旧約聖書における最高の指導者の一人であるモーセもそうです。彼は民族愛に燃え、ある日エジプト人を撃ち殺し、それがばれるのを恐れてミデヤンの地へのがれました。しかし、40年の荒野での空白期間を経て、神はモーセをイスラエルの解放者として召されました。モーセもまた、失敗してもやり直した人物です。
またイスラエルの最大の王であったダビデは、バテ・シェバと姦淫の罪を犯し、その罪をもみ消そうと夫エリヤを戦場の最前線に送り込ませて殺しました。彼は道徳的に失敗し、家庭的にも失敗し、子供たちの反逆にも遭いましたが、その度に悔い改めて神の恵みにすがりました。その結果彼はその罪を許していただき、再びやりなおすことができたのです。
このように聖書は繰り返し人生をやり直した人物にスポットを当てています。神が用いられる人とは失敗やあやまちを犯さない人ではなく、そうした失敗やあやまちを犯しても悔い改めて神のあわれみにすがる人のことであり、そのようにして人生をやりなおした人なのです。

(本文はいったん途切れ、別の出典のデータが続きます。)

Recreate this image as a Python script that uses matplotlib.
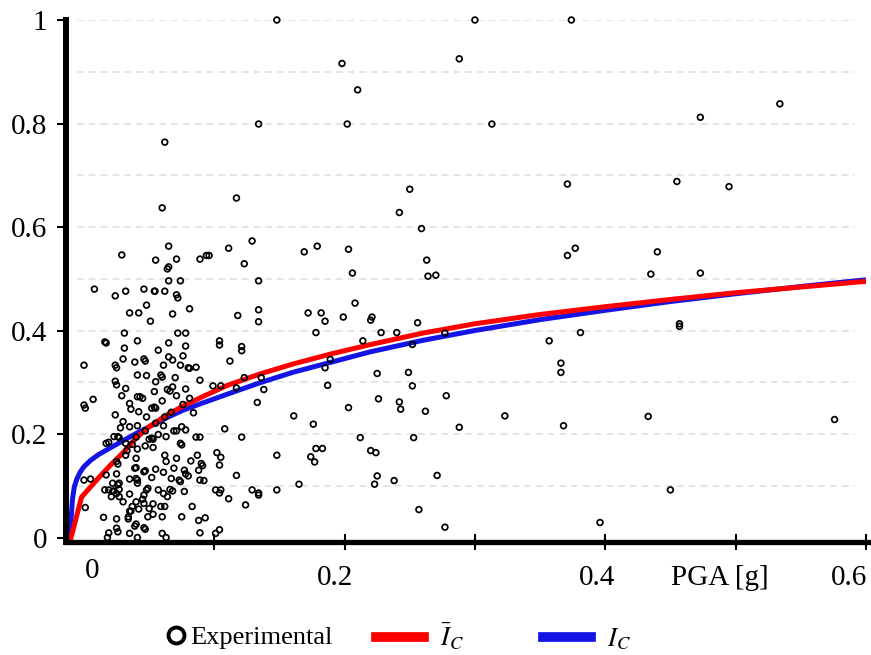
import matplotlib
matplotlib.use("Agg")
import matplotlib.pyplot as plt
from matplotlib.lines import Line2D

plt.rcParams['font.family'] = ['Liberation Serif', 'DejaVu Serif']
plt.rcParams['mathtext.fontset'] = 'stix'

# ---------------- data ----------------
pga = [
    0.148, 0.300, 0.374, 0.198, 0.288, 0.210, 0.534, 0.473, 0.134, 0.202,
    0.313, 0.062, 0.117, 0.250, 0.371, 0.455, 0.495, 0.060, 0.242, 0.259,
    0.129, 0.111, 0.065, 0.169, 0.179, 0.203, 0.440, 0.029, 0.371, 0.377,
    0.055, 0.071, 0.089, 0.094, 0.096, 0.123, 0.263, 0.065, 0.064, 0.206,
    0.435, 0.473, 0.264, 0.270, 0.065, 0.074, 0.134, 0.008, 0.024, 0.032,
    0.046, 0.054, 0.0545, 0.062, 0.071, 0.072, 0.048, 0.081, 0.035, 0.042,
    0.068, 0.051, 0.118, 0.134, 0.134, 0.172, 0.182, 0.185, 0.208, 0.199,
    0.221, 0.220, 0.256, 0.457, 0.457, 0.031, 0.072, 0.078, 0.178, 0.228,
    0.240, 0.277, 0.381, 0.016, 0.017, 0.041, 0.065, 0.031, 0.078, 0.057,
    0.104, 0.104, 0.121, 0.121, 0.214, 0.252, 0.357, 0.065, 0.076, 0.112,
    0.189, 0.185, 0.366, 0.366, 0.225, 0.249, 0.187, 0.252, 0.226, 0.242,
    0.243, 0.262, 0.278, 0.203, 0.176, 0.288, 0.323, 0.368, 0.212, 0.253,
    0.178, 0.183, 0.174, 0.177, 0.220, 0.224, 0.165, 0.225, 0.223, 0.238,
    0.271, 0.257, 0.277, 0.396, 0.433, 0.576, 0.450, 0.161, 0.148, 0.138,
    0.136, 0.123, 0.133, 0.099, 0.105, 0.117, 0.108, 0.121, 0.089, 0.087,
    0.102, 0.105, 0.104, 0.090, 0.091, 0.088, 0.089, 0.092, 0.117, 0.101,
    0.105, 0.104, 0.111, 0.129, 0.134, 0.134, 0.148, 0.124, 0.088, 0.093,
    0.089, 0.101, 0.104, 0.086, 0.084, 0.089, 0.086,
    0.000, 0.024, 0.025, 0.030, 0.039, 0.046, 0.047, 0.061, 0.068, 0.074,
    0.080, 0.081, 0.041, 0.048, 0.059, 0.060, 0.070, 0.024, 0.025, 0.032,
    0.055, 0.064, 0.066, 0.068, 0.078, 0.007, 0.000, 0.001, 0.029, 0.035,
    0.041, 0.043, 0.045, 0.054, 0.052, 0.054, 0.055, 0.060, 0.071, 0.076,
    0.081, 0.024, 0.036, 0.042, 0.048, 0.062, 0.067, 0.030, 0.028, 0.035,
    0.041, 0.047, 0.055, 0.061, 0.069, 0.075, 0.078, 0.017, 0.019, 0.023,
    0.026, 0.027, 0.032, 0.037, 0.040, 0.050, 0.052, 0.053, 0.057, 0.063,
    0.071, 0.074, 0.075, 0.033, 0.041, 0.047, 0.053, 0.032, 0.025, 0.026,
    0.040, 0.062, 0.063, 0.071, 0.082, 0.039, 0.040, 0.046, 0.047, 0.055,
    0.061, 0.069, 0.077, 0.078, 0.080, 0.017, 0.025, 0.035, 0.040, 0.041,
    0.052, 0.067, 0.073, 0.074, 0.000, 0.005, 0.022, 0.026, 0.027, 0.041,
    0.022, 0.023, 0.025, 0.016, 0.019, 0.027, 0.048, 0.049, 0.057, 0.066,
    0.068, 0.077, 0.021, 0.027, 0.035, 0.046, 0.061, 0.064, 0.030, 0.040,
    0.045, 0.046, 0.053, 0.059, 0.062, 0.083, 0.001, 0.037, 0.035, 0.036,
    0.042, 0.050, 0.015, 0.025, 0.034, 0.034, 0.049, 0.053, 0.060, 0.075,
    0.040, 0.039, 0.046, 0.047, 0.025, 0.019, 0.026, 0.035, 0.060, 0.018,
    0.041, 0.063,
]
ic_exp = [
    1.000, 1.000, 1.000, 0.916, 0.925, 0.865, 0.838, 0.812, 0.799, 0.799,
    0.799, 0.764, 0.656, 0.673, 0.683, 0.688, 0.678, 0.637, 0.628, 0.597,
    0.573, 0.559, 0.563, 0.552, 0.563, 0.557, 0.552, 0.546, 0.545, 0.559,
    0.536, 0.538, 0.538, 0.545, 0.545, 0.529, 0.536, 0.523, 0.519, 0.511,
    0.509, 0.511, 0.505, 0.507, 0.496, 0.496, 0.496, 0.480, 0.467, 0.476,
    0.480, 0.476, 0.476, 0.476, 0.469, 0.463, 0.449, 0.442, 0.434, 0.434,
    0.432, 0.418, 0.429, 0.440, 0.417, 0.434, 0.434, 0.418, 0.453, 0.426,
    0.426, 0.420, 0.415, 0.413, 0.408, 0.395, 0.395, 0.395, 0.396, 0.396,
    0.396, 0.395, 0.396, 0.378, 0.376, 0.380, 0.376, 0.366, 0.370, 0.362,
    0.380, 0.372, 0.369, 0.361, 0.380, 0.373, 0.380, 0.349, 0.351, 0.341,
    0.344, 0.328, 0.337, 0.319, 0.317, 0.319, 0.294, 0.293, 0.268, 0.262,
    0.248, 0.244, 0.274, 0.251, 0.219, 0.213, 0.235, 0.216, 0.193, 0.193,
    0.172, 0.172, 0.156, 0.146, 0.168, 0.164, 0.103, 0.119, 0.103, 0.110,
    0.120, 0.054, 0.020, 0.029, 0.234, 0.228, 0.092, 0.235, 0.159, 0.286,
    0.309, 0.309, 0.261, 0.293, 0.293, 0.289, 0.210, 0.194, 0.194, 0.159,
    0.164, 0.155, 0.140, 0.143, 0.139, 0.130, 0.111, 0.110, 0.120, 0.092,
    0.092, 0.086, 0.075, 0.092, 0.086, 0.082, 0.092, 0.063, 0.033, 0.038,
    0.009, 0.008, 0.015, 0.194, 0.241, 0.304, 0.329,
    0.333, 0.333, 0.328, 0.345, 0.339, 0.345, 0.341, 0.333, 0.343, 0.333,
    0.328, 0.327, 0.314, 0.313, 0.314, 0.310, 0.309, 0.302, 0.295, 0.288,
    0.301, 0.286, 0.283, 0.291, 0.287, 0.267, 0.256, 0.250, 0.274, 0.259,
    0.272, 0.272, 0.269, 0.282, 0.250, 0.252, 0.250, 0.264, 0.274, 0.257,
    0.269, 0.237, 0.248, 0.243, 0.233, 0.233, 0.242, 0.224, 0.212, 0.214,
    0.216, 0.206, 0.221, 0.216, 0.206, 0.214, 0.208, 0.182, 0.184, 0.195,
    0.195, 0.193, 0.182, 0.180, 0.194, 0.190, 0.192, 0.190, 0.199, 0.195,
    0.206, 0.182, 0.179, 0.168, 0.171, 0.177, 0.174, 0.159, 0.147, 0.142,
    0.153, 0.159, 0.147, 0.153, 0.148, 0.134, 0.135, 0.127, 0.129, 0.132,
    0.126, 0.134, 0.130, 0.123, 0.119, 0.121, 0.123, 0.113, 0.114, 0.111,
    0.116, 0.114, 0.111, 0.108, 0.111, 0.113, 0.105, 0.102, 0.105, 0.105,
    0.089, 0.090, 0.085, 0.092, 0.092, 0.093, 0.092, 0.095, 0.092, 0.093,
    0.090, 0.089, 0.079, 0.079, 0.084, 0.082, 0.085, 0.079, 0.069, 0.069,
    0.074, 0.066, 0.065, 0.060, 0.060, 0.060, 0.058, 0.060, 0.051, 0.051,
    0.055, 0.056, 0.039, 0.036, 0.040, 0.036, 0.040, 0.045, 0.040, 0.040,
    0.026, 0.022, 0.019, 0.016, 0.018, 0.009, 0.011, 0.008, 0.008, 0.000,
    0.000, 0.000,
]

# fitted curves
ic_bar_x = [-0.0107, -0.0064, -0.0019, 0.003, 0.010, 0.020, 0.030, 0.040,
            0.050, 0.063, 0.076, 0.090, 0.110, 0.135, 0.160, 0.190, 0.220,
            0.260, 0.300, 0.350, 0.400, 0.450, 0.500, 0.550, 0.600]
ic_bar_y = [-0.0077, 0.034, 0.078, 0.092, 0.112, 0.139, 0.164, 0.192,
            0.214, 0.236, 0.254, 0.271, 0.294, 0.316, 0.335, 0.355, 0.373,
            0.395, 0.413, 0.431, 0.446, 0.460, 0.473, 0.484, 0.495]
ic_x = [-0.0107, -0.0098, -0.0088, -0.0074, -0.0055, -0.003, 0.000, 0.005,
        0.011, 0.020, 0.030, 0.040, 0.050, 0.063, 0.076, 0.090, 0.110,
        0.135, 0.160, 0.190, 0.220, 0.260, 0.300, 0.350, 0.400, 0.450,
        0.500, 0.550, 0.600]
ic_y = [-0.0077, 0.040, 0.075, 0.098, 0.113, 0.126, 0.137, 0.149,
        0.160, 0.173, 0.187, 0.201, 0.214, 0.231, 0.246, 0.259, 0.277,
        0.299, 0.319, 0.339, 0.359, 0.381, 0.400, 0.421, 0.439, 0.456,
        0.471, 0.485, 0.498]

y_ticks = [0, 0.2, 0.4, 0.6, 0.8, 1.0]
y_ticklabels = ["0", "0.2", "0.4", "0.6", "0.8", "1"]
x_ticks = [0.1, 0.2, 0.3, 0.4, 0.5, 0.6]
x_labels = ["0", "0.2", "0.4", "PGA [g]", "0.6"]
x_label_pos = [0.0061, 0.1926, 0.3937, 0.488, 0.5867]
x_label_y = [-0.070, -0.0834, -0.0834, -0.0834, -0.0834]
grid_levels = [0.1, 0.2, 0.3, 0.4, 0.5, 0.6, 0.7, 0.8, 0.9, 1.0]

# ---------------- figure ----------------
fig = plt.figure(figsize=(8.71, 6.55), dpi=100)
ax = fig.add_axes([66 / 871, 1 - 541.5 / 655, 801.8 / 871, 521.5 / 655])
ax.set_xlim(-0.0138, 0.6015)
ax.set_ylim(-0.0077, 1.0)

ax.hlines(grid_levels, -0.0054, 0.5917, colors='#dedede', linewidth=1.1,
          linestyles=[(0, (4.5, 3.2))], zorder=0)

ax.plot(ic_x, ic_y, color='#1414e6', lw=3.6, zorder=2, solid_capstyle='butt',
        solid_joinstyle='round')
ax.plot(ic_bar_x, ic_bar_y, color='#ff0000', lw=3.6, zorder=2.1,
        solid_capstyle='butt', solid_joinstyle='round')
ax.scatter(pga, ic_exp, s=17, facecolors='none', edgecolors='black',
           linewidths=1.25, zorder=3, clip_on=False)

for s in ['top', 'right']:
    ax.spines[s].set_visible(False)
ax.spines['left'].set_linewidth(4.3)
ax.spines['bottom'].set_linewidth(3.8)

ax.set_yticks(y_ticks)
ax.set_yticklabels(y_ticklabels)
ax.tick_params(axis='y', direction='out', length=6.5, width=1.5, pad=7,
               labelsize=21)
ax.set_xticks(x_ticks)
ax.tick_params(axis='x', direction='inout', length=11.5, width=1.5,
               labelbottom=False)

tr = ax.get_xaxis_transform()
for lab, xp, yp in zip(x_labels, x_label_pos, x_label_y):
    ax.text(xp, yp, lab, transform=tr, ha='center', va='baseline', fontsize=21)

# legend
h_exp = Line2D([], [], marker='o', ls='none', markersize=11.5, mew=2.8,
               mfc='none', mec='black')
h_bar = Line2D([], [], color='#ff0000', lw=7)
h_ic = Line2D([], [], color='#1414e6', lw=7)
leg1 = fig.legend(handles=[h_exp], labels=['Experimental'], loc='center left',
                  bbox_to_anchor=(165 / 871, 1 - 637 / 655), frameon=False,
                  fontsize=19, handlelength=0.8, handletextpad=0.15,
                  borderpad=0, borderaxespad=0)
leg2 = fig.legend(handles=[h_bar, h_ic], labels=[r'$\bar{I}_C$', r'$I_C$'],
                  loc='center left', ncol=2,
                  bbox_to_anchor=(376 / 871, 1 - 637 / 655), frameon=False,
                  fontsize=19, handlelength=1.82, handletextpad=0.6,
                  columnspacing=3.0, borderpad=0, borderaxespad=0)

fig.savefig('out.png', dpi=100)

その失敗が大きければ大きいほど、神はそれに比例してその人を大きく用いていかれたのです。
まとめてみると、この逃れの町が示していることはこれです。「時が満ち、神の国は近くなった。悔い改めて福音を信じなさい。」(マルコ1:15)
これは、主イエスの宣教の第一声です。それは、「時が満ち、神の国は近くなった。悔い改めて福音を信じなさい。」(マルコ1:15)でした。これは、イエスを信じて、もう一度やり直しなさい、ということです。逃れの町であられるイエスの下に逃れるなら、あなたももう一度やり直すことができる。これが福音です。神の福音は私たちを立ち直らせることができます。あなたも悔い改めて、主イエスを信じてください。主イエスにあって、あなたも必ずやりなおすことができるのです。